Apropos Familie. Eine wie die andere fühlt sich durch das stabile Fundament eines intakten Privatlebens im Sport gestärkt. Werths Sohn Frederik (15) findet Boxen spannender als Reiten. Zusätzlich favorisiere der Schüler Treckerfahren auf dem heimischen Hof. In Hamburg soll Mutter Isabell ihm in diesen Tagen die Reeperbahn zeigen. Abgemacht. Meyer-Zimmermanns Kind Friedrich ist im Alter von drei Jahren auf eine Pferdestärke konzentriert. Mausi heißt der vierbeinige Kumpel, ein gutmütiges Pony mit mehr als 30 Jahren auf dem Rücken. Kleine Marotte der Mutter Janne Friederike: „Ich würde nicht sagen, dass ich Cowboystiefel sammle. Allerdings kaufe ich gelegentlich neue – und werfe die alten nicht weg.“
Ist die Frage nach Familie und Mutterrolle im Spitzensport spießig? „Überhaupt nicht“, entgegnet Isabell Werth. „Mich macht diese Doppelfunktion noch stärker.“ Janne Friederike Meyer-Zimmermann meint: Man wachse mit Aufgaben. Ihre Erfahrung: „Früher machte ich mir Sorgen, wie es bloß alles gehen soll. Und plötzlich ging es.“ Natürlich nur im Team mit Ehemann und Mitarbeiterinnen. Meyer-Zimmermann gilt als engagierte Vorreitern für Geschlechtergerechtigkeit und Teamgeist auch im sozialen Leben. Und wie nutzt Isabell Werth die knapp bemessene Freizeit in Hamburg? Am Mittwochabend traf sie nach siebenstündiger Autofahrt vom Niederrhein im Elysée-Hotel ein. Ihre drei Pferde wurden parallel transportiert. Abseits der Dressur stand ein Treffen mit ihrem in Hamburg lebenden Neffen Jan an, einem IT-Fachmann. Mit Freunden ging es anderntags ins Fischereihafen Restaurant.

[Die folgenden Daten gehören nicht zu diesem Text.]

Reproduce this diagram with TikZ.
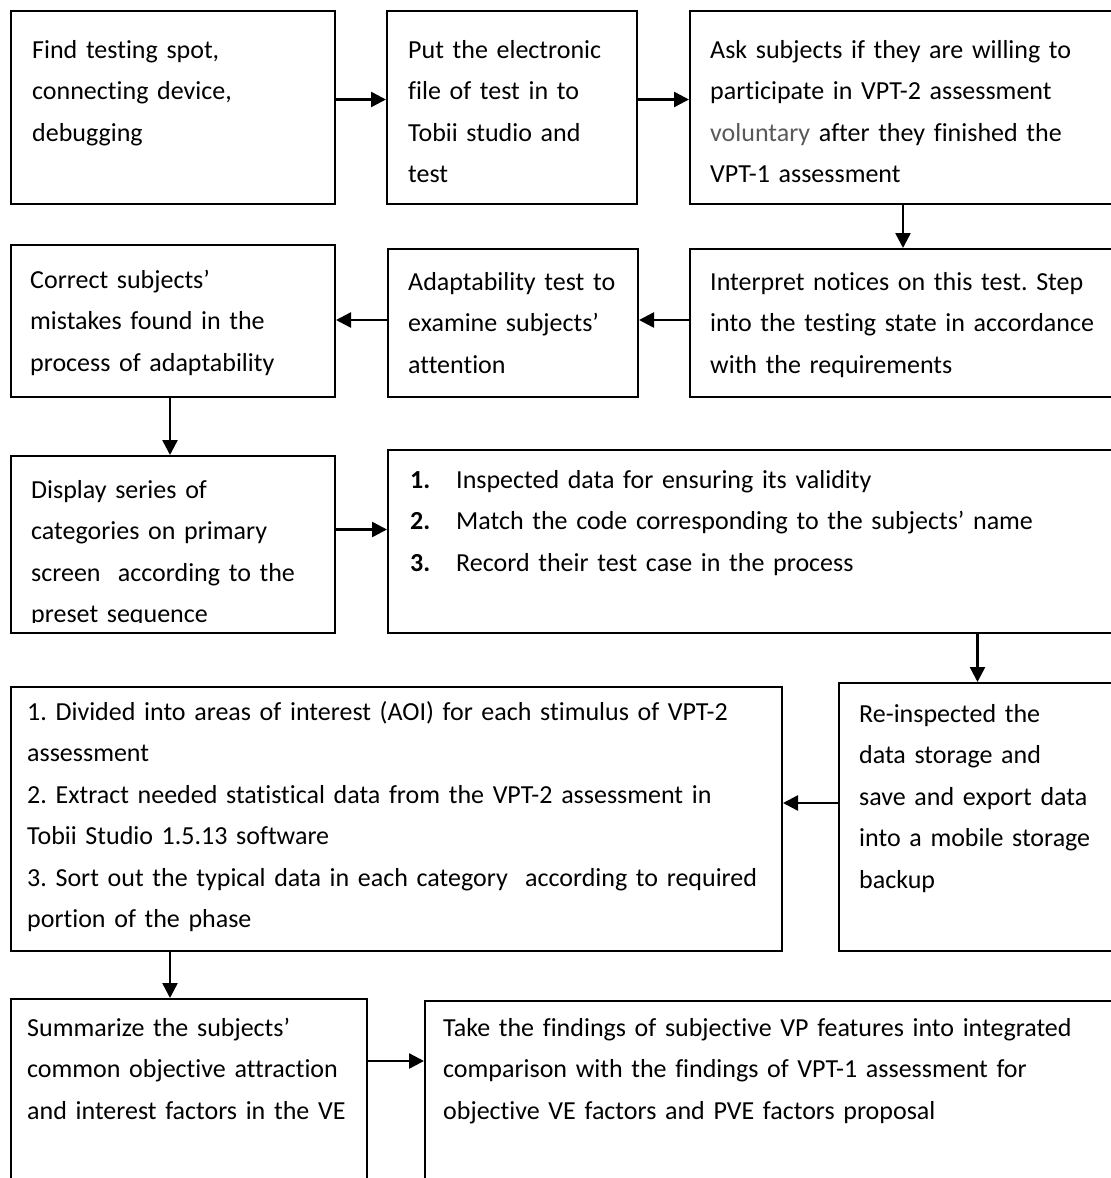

Die gebürtige Hamburgerin Meyer-Zimmermann freut sich, dass auch ihre Eltern aus Schleswig-Holstein am Wochenende am Parcours die Daumen drücken. Jeder im Derbypark weiß, dass Janne an einem passenden Tag kleine und große Reitwunder vollbringen kann. Diese Einstellung steht in Harmonie zu ihrer persönlichen Philosophie: „Für mich sind Pferde Lebewesen, die fliegen können.“ Ob dies am Sonntag auch über so tückische Hürden wie Pulvermanns Grab, den Wall oder die Eisenbahnschranken gilt?